Journal List > Blood Res > v.52(2) > 1092401

Song: Dapsone therapy for immune thrombocytopenic purpura: old but still unfamiliar
The cardinal feature of immune thrombocytopenic purpura (ITP) is developing autoantibodies directed against platelet surface antigens. Therefore, thrombocytopenia is caused by accelerated clearance of antibody coated platelets in reticuloendothelial system (RES). However, the entire picture of the disease involves more complicated pathophysiologic mechanism including cell mediated cytotoxicity and impairment of immune regulation. Further, thrombopoiesis is also affected contributing to thrombocytopenia. Accordingly, there are varieties of treatments corresponding to those pathophysiologic aspects. First line treatments intended to suppress the autoantibody production and interfere with removal of the opsonized platelets in RES include corticosteroid treatment and intravenous immunoglobulin or anti-D immunoglobulin [1]. If indicated, splenectomy is considered for refractory thrombocytopenias [1]. Options other than splenectomy include more nerve wrecking agents such as cyclophosphamide, cyclosporine A, mycophenolate mofetil [1]. Medical splenectomy like rituximab and thrombopoietin mimetics to stimulate thrombopoiesis are recently added therapies [1]. However, substantial numbers of patients still remain refractory after all available treatments have been tried. Adding to the problem, the cost of those treatments is also relatively high [2]. In this regard, dapsone is an attractive option to be adopted even by the developing part of the world with limited health resources.
In this issue of Blood Research, Lee et al. [3] reported a small retrospective single institution case series on the effect and safety of dapsone treatment in ITP. Dapsone was initially used to control systemic lupus erythematosus and HIV infection associated thrombocytopenia with some success [456]. This observation has been the empirical rationale of using dapsone to treat ITP. After a long time experience of its use for treating leprosy, the safety issues have already been rather thoroughly addressed. Small series of prospective studies and retrospective analysis indicates the response rate of 40 to 60%, which was a promising result considering it was achieved mostly in refractory and steroid dependent patients [2].
In the current case series, the authors present a quite different figure, at least seemingly, from those already known. As authors pointed out as the limitation of this analysis, the small number of cases and lack of statistical power, and different demographics are offered as an explanation for the difference. Thus, more data is needed to be accumulated to draw any meaningful conclusion. This report reminds us the necessity for further systematized approach in discovering a new therapeutic horizon for ITP among the readily accessible, easily affordable and safe drugs. The approach would hopefully encompass rather comprehensive activities to include studying the pharmacodynamics in more detail. In fact, one of the most repelling aspects of dapsone as to ITP treatment is that there is no proven mechanism of drug action. A popular theory involves hemolysis, a common side effect of dapsone, as the main factor. Damaged RBCs compete with platelets for the RES macrophages to rescue the antibody coated platelets [7]. The explanation originates from the observation that the more severe the hemolysis, the better the platelet count recovery. However, the competitive clearance theory was not supported but even disputed from other studies [28].

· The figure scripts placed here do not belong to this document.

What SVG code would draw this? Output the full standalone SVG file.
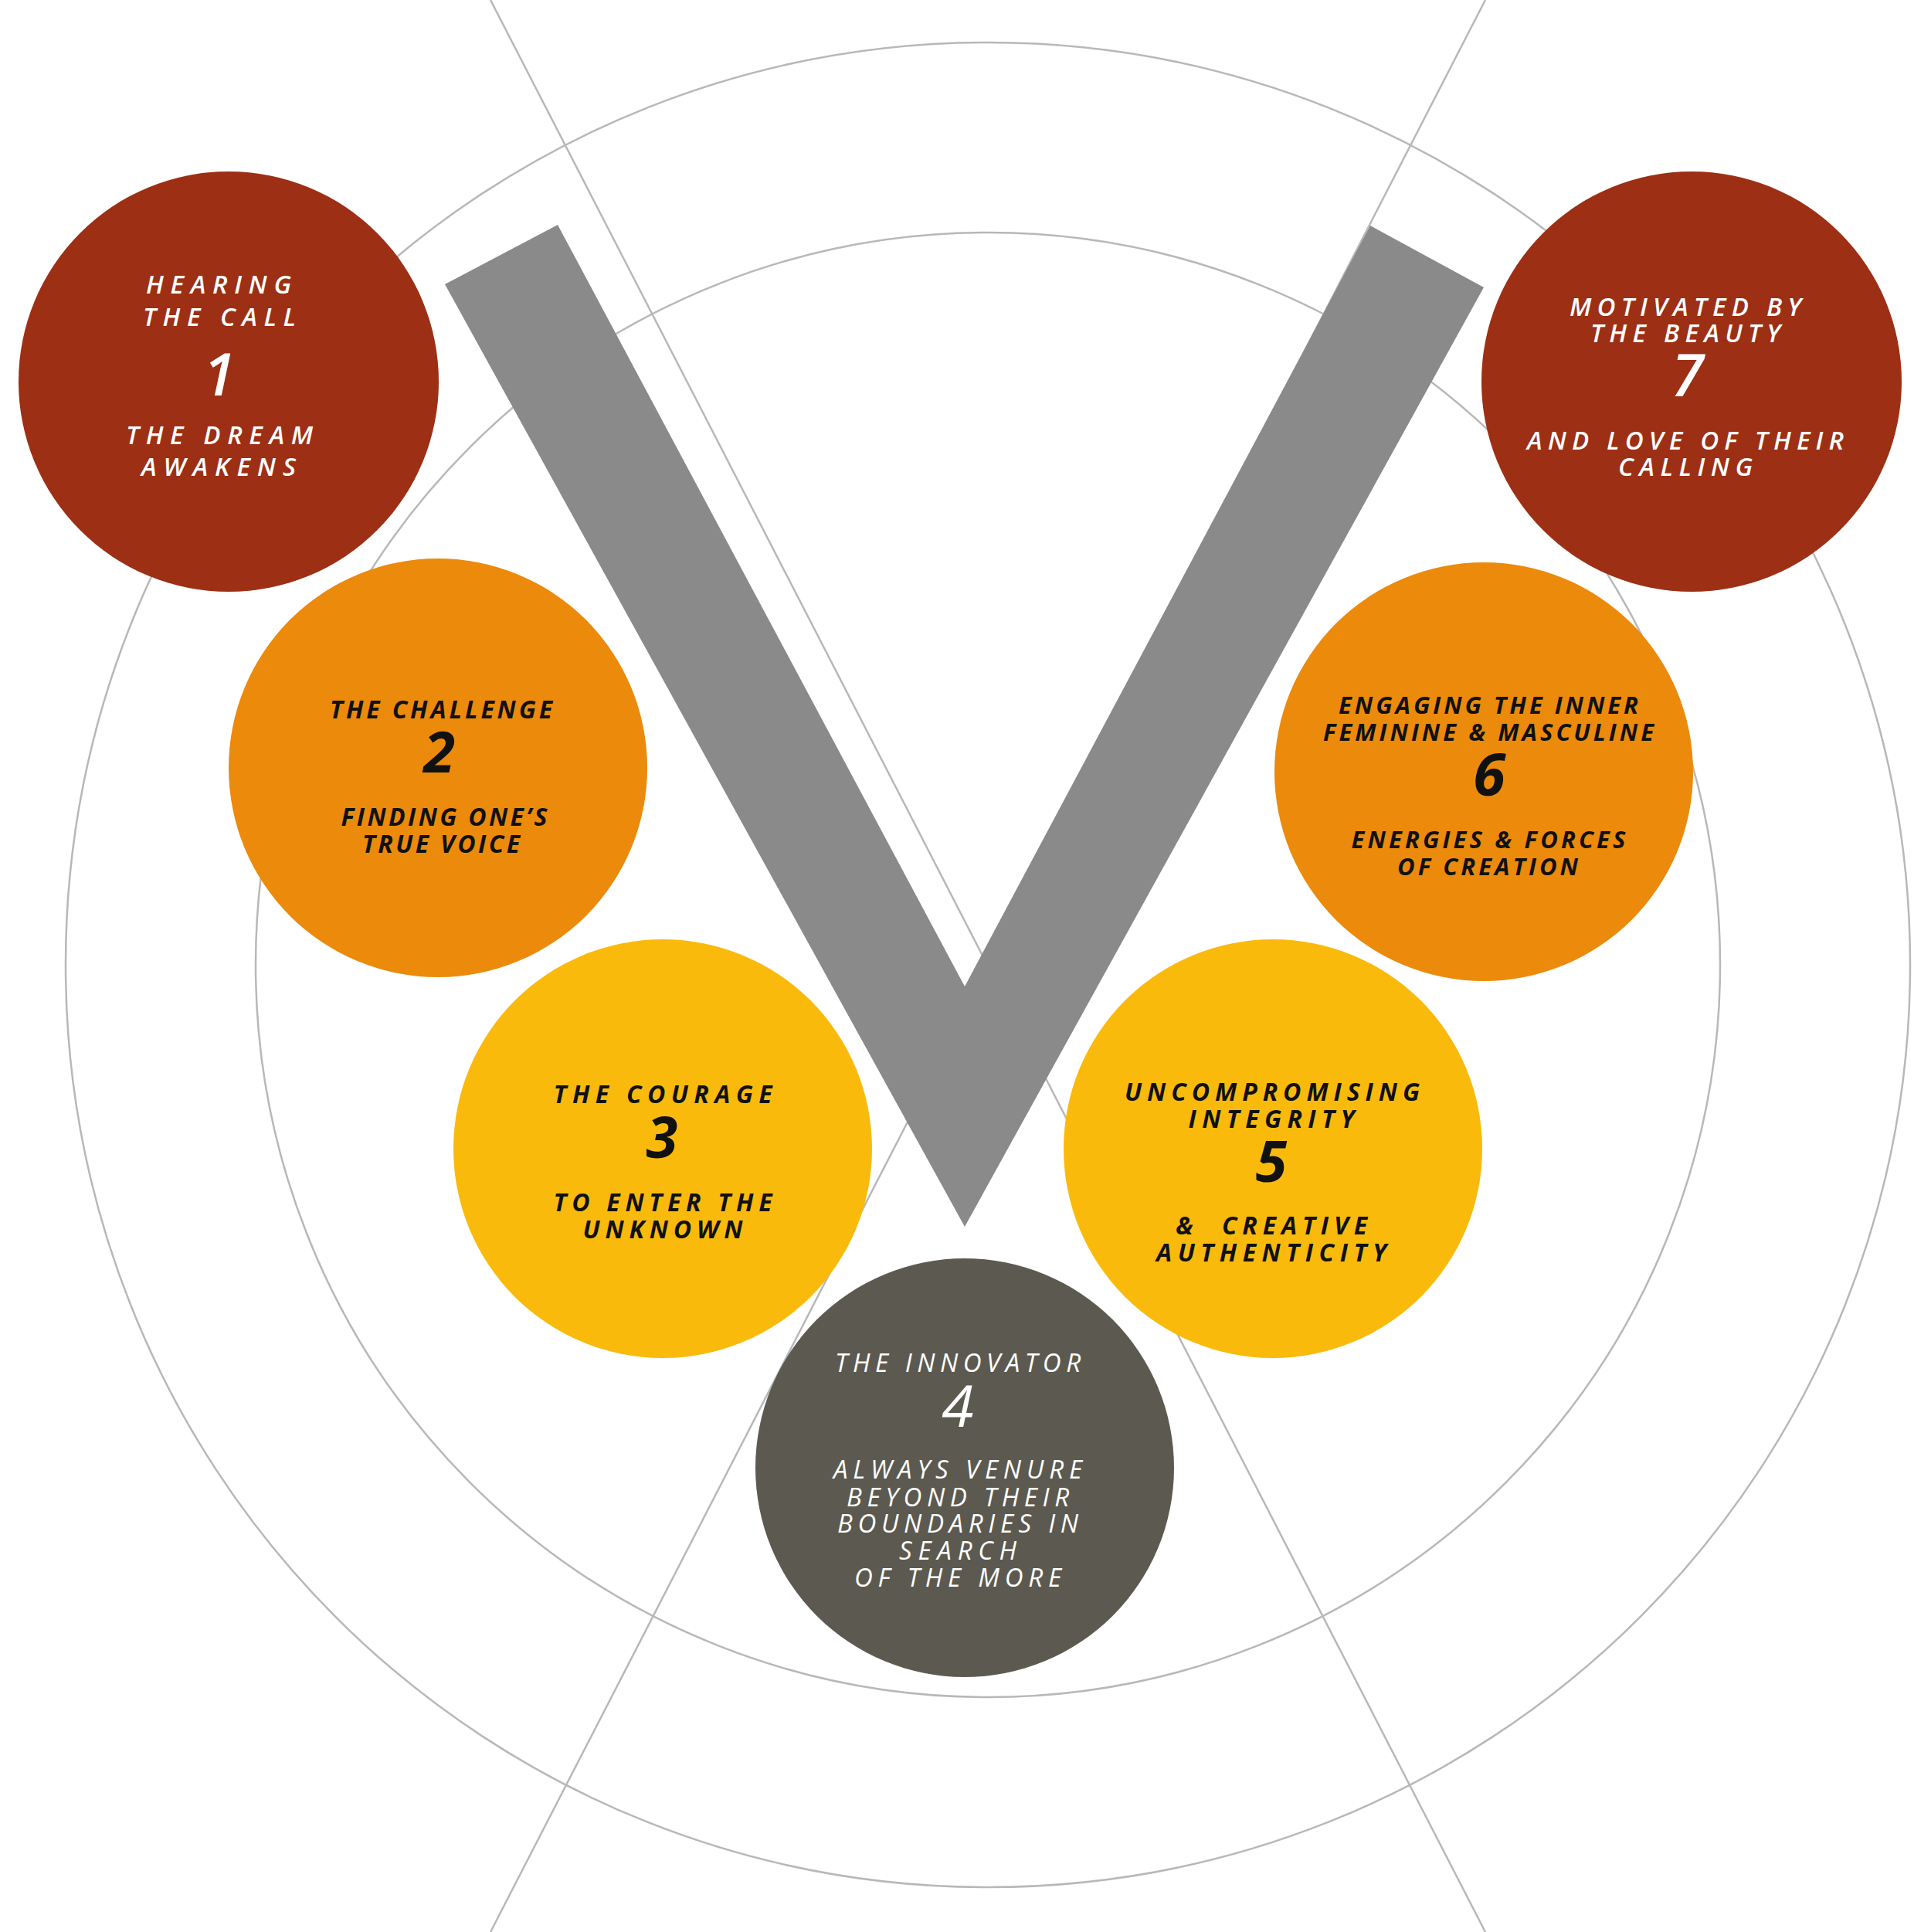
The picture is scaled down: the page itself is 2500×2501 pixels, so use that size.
<svg xmlns="http://www.w3.org/2000/svg" width="2500" height="2501" viewBox="0 0 2500 2501">
<style>
.ring{fill:none;stroke:#b8b8b8;stroke-width:2.5}
.ax{stroke:#b8b8b8;stroke-width:2.5}
text{font-family:"Open Sans","Noto Sans","Liberation Sans",sans-serif;font-style:italic;text-anchor:middle}
.w{fill:#ffffff;font-weight:600;font-size:33px}
.b{fill:#111111;font-weight:700;font-size:32px}
.l{fill:#ffffff;font-weight:400;font-size:33px}
.nw{fill:#ffffff;font-weight:600;font-size:76px}
.nb{fill:#111111;font-weight:700;font-size:74px}
.nl{fill:#ffffff;font-weight:400;font-size:75px}
.red{fill:#9c2f14}.org{fill:#eb8a0b}.yel{fill:#f9ba0c}.dk{fill:#5c5a50}
</style>
<rect width="2500" height="2501" fill="#ffffff"/>
<g id="background">
<circle class="ring" cx="1279" cy="1249" r="1194"/>
<circle class="ring" cx="1279" cy="1249" r="948"/>
<line class="ax" x1="635" y1="0" x2="1923" y2="2501"/>
<line class="ax" x1="1923" y1="0" x2="635" y2="2501"/>
</g>
<g id="v-shape">
<polygon points="576,368 722,291 1249,1277 1774,292 1921,372 1249,1588" fill="#8a8a8a"/>
</g>
<g id="node1">
<circle class="red" cx="296" cy="494" r="272"/>
<text class="w" x="283" y="380" textLength="188" lengthAdjust="spacing">HEARING</text>
<text class="w" x="284" y="422" textLength="198" lengthAdjust="spacing">THE CALL</text>
<text class="nw" x="284" y="512">1</text>
<text class="w" x="284" y="575" textLength="242" lengthAdjust="spacing">THE DREAM</text>
<text class="w" x="283" y="616" textLength="200" lengthAdjust="spacing">AWAKENS</text>
</g>
<g id="node2">
<circle class="org" cx="567" cy="994" r="271"/>
<text class="b" x="571" y="930" textLength="288" lengthAdjust="spacing">THE CHALLENGE</text>
<text class="nb" x="569" y="1000">2</text>
<text class="b" x="575" y="1069" textLength="267" lengthAdjust="spacing">FINDING ONE’S</text>
<text class="b" x="571" y="1104" textLength="204" lengthAdjust="spacing">TRUE VOICE</text>
</g>
<g id="node3">
<circle class="yel" cx="858" cy="1487" r="271"/>
<text class="b" x="858" y="1428" textLength="283" lengthAdjust="spacing">THE COURAGE</text>
<text class="nb" x="857" y="1499">3</text>
<text class="b" x="858" y="1568" textLength="283" lengthAdjust="spacing">TO ENTER THE</text>
<text class="b" x="858" y="1603" textLength="207" lengthAdjust="spacing">UNKNOWN</text>
</g>
<g id="node4">
<circle class="dk" cx="1249" cy="1900" r="271"/>
<text class="l" x="1240" y="1776" textLength="318" lengthAdjust="spacing">THE INNOVATOR</text>
<text class="nl" x="1240" y="1847">4</text>
<text class="l" x="1240" y="1914" textLength="322" lengthAdjust="spacing">ALWAYS VENURE</text>
<text class="l" x="1240" y="1950" textLength="288" lengthAdjust="spacing">BEYOND THEIR</text>
<text class="l" x="1240" y="1984" textLength="312" lengthAdjust="spacing">BOUNDARIES IN</text>
<text class="l" x="1240" y="2019" textLength="152" lengthAdjust="spacing">SEARCH</text>
<text class="l" x="1240" y="2054" textLength="268" lengthAdjust="spacing">OF THE MORE</text>
</g>
<g id="node5">
<circle class="yel" cx="1648" cy="1487" r="271"/>
<text class="b" x="1647" y="1425" textLength="382" lengthAdjust="spacing">UNCOMPROMISING</text>
<text class="b" x="1646" y="1460" textLength="215" lengthAdjust="spacing">INTEGRITY</text>
<text class="nb" x="1646" y="1530">5</text>
<text class="b" x="1646" y="1598" textLength="248" lengthAdjust="spacing" xml:space="preserve" style="white-space:pre">&amp;  CREATIVE</text>
<text class="b" x="1646" y="1633" textLength="298" lengthAdjust="spacing">AUTHENTICITY</text>
</g>
<g id="node6">
<circle class="org" cx="1921" cy="999" r="271"/>
<text class="b" style="font-size:31px" x="1927" y="924" textLength="388" lengthAdjust="spacing">ENGAGING THE INNER</text>
<text class="b" style="font-size:31px" x="1927" y="959" textLength="428" lengthAdjust="spacing">FEMININE &amp; MASCULINE</text>
<text class="nb" style="font-size:76px" x="1928" y="1030">6</text>
<text class="b" style="font-size:31px" x="1927" y="1098" textLength="355" lengthAdjust="spacing">ENERGIES &amp; FORCES</text>
<text class="b" style="font-size:31px" x="1926" y="1133" textLength="234" lengthAdjust="spacing">OF CREATION</text>
</g>
<g id="node7">
<circle class="red" cx="2190" cy="494" r="272"/>
<text class="w" x="2182" y="409" textLength="300" lengthAdjust="spacing">MOTIVATED BY</text>
<text class="w" x="2182" y="443" textLength="246" lengthAdjust="spacing">THE BEAUTY</text>
<text class="nw" x="2185" y="513">7</text>
<text class="w" x="2182" y="582" textLength="410" lengthAdjust="spacing">AND LOVE OF THEIR</text>
<text class="w" x="2182" y="616" textLength="174" lengthAdjust="spacing">CALLING</text>
</g>
</svg>
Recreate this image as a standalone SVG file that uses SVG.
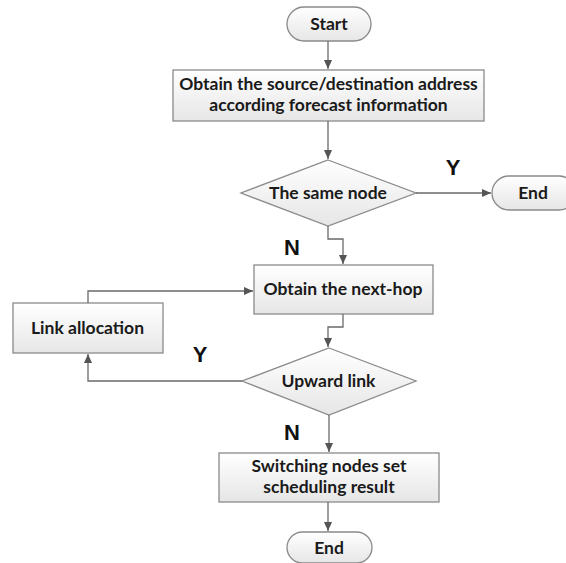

The effect now is thought to be more related to the anti-inflammatory or immune modulating effect of dapsone, which was the main reason to use it for controlling SLE and HIV associated thrombocytopenia [45]. Dapsone is the first line choice of steroid-sparing long-term treatment of autoimmune blistering diseases [2]. There are bunch of experimental evidences or observations showing antiinflammatory effects of dapsone. Dapsone is known to lower the concentration of reactive oxygen species (ROS), apparently by inhibiting the intracellular calcium mobilization necessary for ROS production [9], and suppresses the expression of Mac-1 (integrin αMβ2, CD11b/CD18) and LFA-1 (integrin αvβ2) on neutrophil and macrophage. It also inhibits the integrin mediated binding of leukocytes to ligands on the endothelial surface [9]. Cyclooxygenase and lipoxygenase pathways are inhibited and inflammatory mediators such as prostaglandin D2, leukotriene B4 are substantially lowered by dapsone as well as the leukocyte production of interleukin 8 and TNF-α in response to lipopolysaccharide [9]. Regarding adaptive immunity, dapsone inhibits lymphocyte transformation induced by phytohemagglutinin [9]. However, the effects on B lymphocytes are not evident and antibody production is not affected by dapsone treatment [9]. Therefore, the hypothesis is that the immune modulating effect of dapsone in recoverying platelet count is rather indirect. Overwhelming inflammatory reaction increases the chance of exposure of damage-associated molecular pattern and cross-priming adaptive immune system with cellular antigens of self-origin. Theoretically, restricting the inflammation in homeostatic boundary can trim the immune reaction to stay silent to various self-antigens. Whether the dapsone touches this realm by counteracting inflammation remains to be proven [10].